32. Mais l'époux leur répondit : Je vous le dis en vérité, je ne vous

connais point. C'est la vérité éternelle qui vous parle, et qui se prend elle-même à témoin. Vos flatteurs vous promettent tout; mais moi, je vous tiens un autre langage. Et quel langage? Je ne vous connais pas. Malgré vos bons désirs, vos volontés imparfaites, vos commencements de vertu, je ne connnais en vous ni mon image que j'avais formée, ni le caractère de chrétien, ni celui d'homme raisonnable, ni rien enfin de solide, ni de véritable.
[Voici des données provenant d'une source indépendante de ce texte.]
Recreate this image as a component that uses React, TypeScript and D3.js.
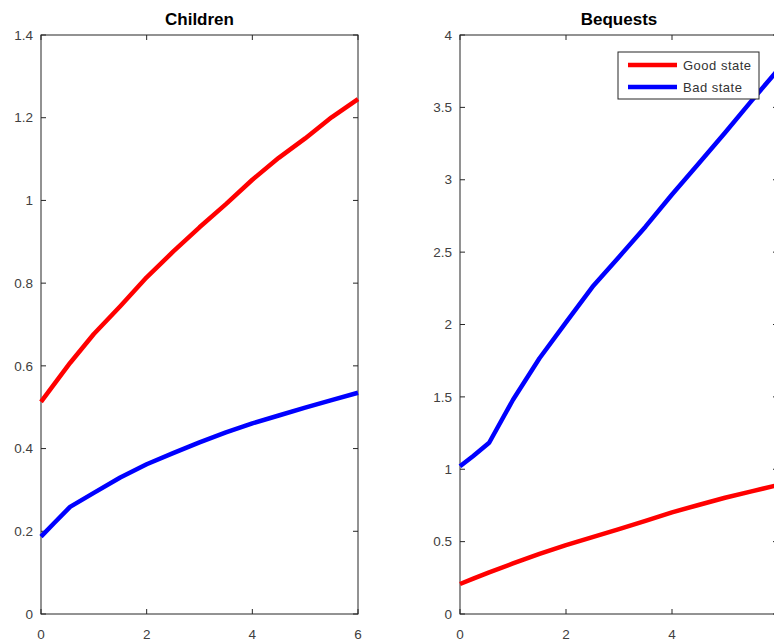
import React from "react";
import * as d3 from "d3";

// grid of the state variable (x axis)
const xGrid = [0, 0.25, 0.55, 1, 1.5, 2, 2.5, 3, 3.5, 4, 4.5, 5, 5.5, 6];

const childrenGood = [0.513, 0.556, 0.607, 0.677, 0.744, 0.814, 0.876, 0.935, 0.991, 1.05, 1.103, 1.15, 1.201, 1.245];
const childrenBad = [0.187, 0.22, 0.259, 0.293, 0.33, 0.362, 0.389, 0.415, 0.439, 0.461, 0.48, 0.499, 0.517, 0.535];
const bequestsGood = [0.207, 0.244, 0.288, 0.349, 0.415, 0.476, 0.531, 0.586, 0.643, 0.702, 0.753, 0.803, 0.847, 0.891];
const bequestsBad = [1.02, 1.092, 1.183, 1.48, 1.767, 2.015, 2.26, 2.467, 2.676, 2.898, 3.11, 3.325, 3.545, 3.76];

const xTicks = [0, 2, 4, 6];
const childrenTicks = [0, 0.2, 0.4, 0.6, 0.8, 1, 1.2, 1.4];
const bequestsTicks = [0, 0.5, 1, 1.5, 2, 2.5, 3, 3.5, 4];

const legendLabels = ["Good state", "Bad state"];
const colors = ["#ff0000", "#0000ff"];

const W = 774;
const H = 641;
const top = 35;
const bottom = 614;
const axisColor = "#262626";
const labelColor = "#404040";
const font = "'Liberation Sans', Arial, sans-serif";
const tickLen = 5;

function Panel(props) {
    const { left, right, title, yMax, yTicks, good, bad, legend } = props;

    const x = d3.scaleLinear().domain([0, 6]).range([left, right]);
    const y = d3.scaleLinear().domain([0, yMax]).range([bottom, top]);

    const line = d3.line()
        .x((d, i) => x(xGrid[i]))
        .y(d => y(d));

    const fmt = v => String(v);

    return (
        <g>
            <text x={(left + right) / 2} y={25} textAnchor="middle"
                fontFamily={font} fontWeight="bold" fontSize={17} fill="#000">{title}</text>

            {/* box */}
            <rect x={left} y={top} width={right - left} height={bottom - top}
                fill="none" stroke={axisColor} strokeWidth={1} />

            {/* x ticks, inward on bottom and top */}
            {xTicks.map(t => (
                <g key={"x" + t}>
                    <line x1={x(t)} x2={x(t)} y1={bottom} y2={bottom - tickLen} stroke={axisColor} />
                    <line x1={x(t)} x2={x(t)} y1={top} y2={top + tickLen} stroke={axisColor} />
                    <text x={x(t)} y={639} textAnchor="middle" fontFamily={font}
                        fontSize={13.5} fill={labelColor}>{fmt(t)}</text>
                </g>
            ))}

            {/* y ticks, inward on left and right */}
            {yTicks.map(t => (
                <g key={"y" + t}>
                    <line x1={left} x2={left + tickLen} y1={y(t)} y2={y(t)} stroke={axisColor} />
                    <line x1={right} x2={right - tickLen} y1={y(t)} y2={y(t)} stroke={axisColor} />
                    <text x={left - 8} y={y(t)} dy="0.35em" textAnchor="end" fontFamily={font}
                        fontSize={13.5} fill={labelColor}>{fmt(t)}</text>
                </g>
            ))}

            <path d={line(good)} fill="none" stroke={colors[0]} strokeWidth={4.5} strokeLinejoin="round" />
            <path d={line(bad)} fill="none" stroke={colors[1]} strokeWidth={4.5} strokeLinejoin="round" />

            {legend && (
                <g>
                    <rect x={618} y={52} width={141} height={47} fill="#fff" stroke={axisColor} strokeWidth={1} />
                    {legendLabels.map((lab, i) => (
                        <g key={lab}>
                            <line x1={628} x2={677} y1={65 + i * 22} y2={65 + i * 22}
                                stroke={colors[i]} strokeWidth={4.5} />
                            <text x={683} y={65 + i * 22} dy="0.35em" fontFamily={font}
                                fontSize={13} letterSpacing={0.5} fill="#333">{lab}</text>
                        </g>
                    ))}
                </g>
            )}
        </g>
    );
}

export default function App() {
    return (
        <svg width={W} height={H} style={{ position: "absolute", left: 0, top: 0, display: "block", background: "#fff" }}>
            <Panel left={41} right={358} title="Children" yMax={1.4} yTicks={childrenTicks}
                good={childrenGood} bad={childrenBad} legend={false} />
            <Panel left={460} right={778} title="Bequests" yMax={4} yTicks={bequestsTicks}
                good={bequestsGood} bad={bequestsBad} legend={true} />
        </svg>
    );
}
Allez, je ne vous connais point. Vous n'êtes donc pas de mes brebis; car je connais mes brebis, et je leur donne la vie éternelle. Vous n'avez donc rien à prétendre, vous que je ne connais pas. Oh! que me serviront tant d'amis, tant de connaissances! Tout le monde, toutes les cours vous louent, vous connaissent; vous avez de grandes entrées partout, mais que vous sert tout cela, si Jésus-Christ ne vous connaît pas? Cherchez pourquoi Jésus-Christ ne connaît pas ceux qui semblent le connaître si bien, et l'appellent deux fois, Seigneur, Seigneur. C'est que celui qui dit qu'il le connaît, et ne garde pas ses commandements, est un menteur. Mais il en garde une partie. Je ne vous connais pas; soyez parfait comme votre Père céleste est parfait, autrement il ne vous connaît pas. (BOSSUET.)

ÉLÉVATION.

Mon Sauveur! il est si doux et si consolant de penser à vous, comme à un père plein de tendresse et d'indulgence, qu'il est à craindre que souvent nous oubliions qu'à côté de cette immense miséricorde, qui est un de vos plus touchants attributs, il y a votre justice qui doit être satisfaite. Nous ne faisons pas assez d'attention à cette paternelle prévoyance par laquelle, à chaque page de votre Évangile, vous nous rappelez cette vérité terrible dont les affaires, les plaisirs, les distractions de chaque jour, détournent notre cœur et notre pensée. Nous nous rassurons, parce que nous ne nous croyons pas au nombre des plus mauvais, parce qu'à certaines heures nous vous adressons quelques prières, que nous observons la lettre de la loi; mais avons-nous cet esprit qui vivifie les actions de l'homme, et leur fait produire des fruits pour l'éternité? Songeons enfin à nos seuls véritables intérêts pendant qu'il en est encore temps; écoutons cette voix divine qui nous presse de nous faire précéder au pied de son trône redoutable par des œuvres qui, nous rendant agréables à ses yeux, nous méritent d'être reçus dans la bergerie du Père de famille, à côté de ceux que leur innocence ou leur repentir à fait placer au sein de la gloire. Amen.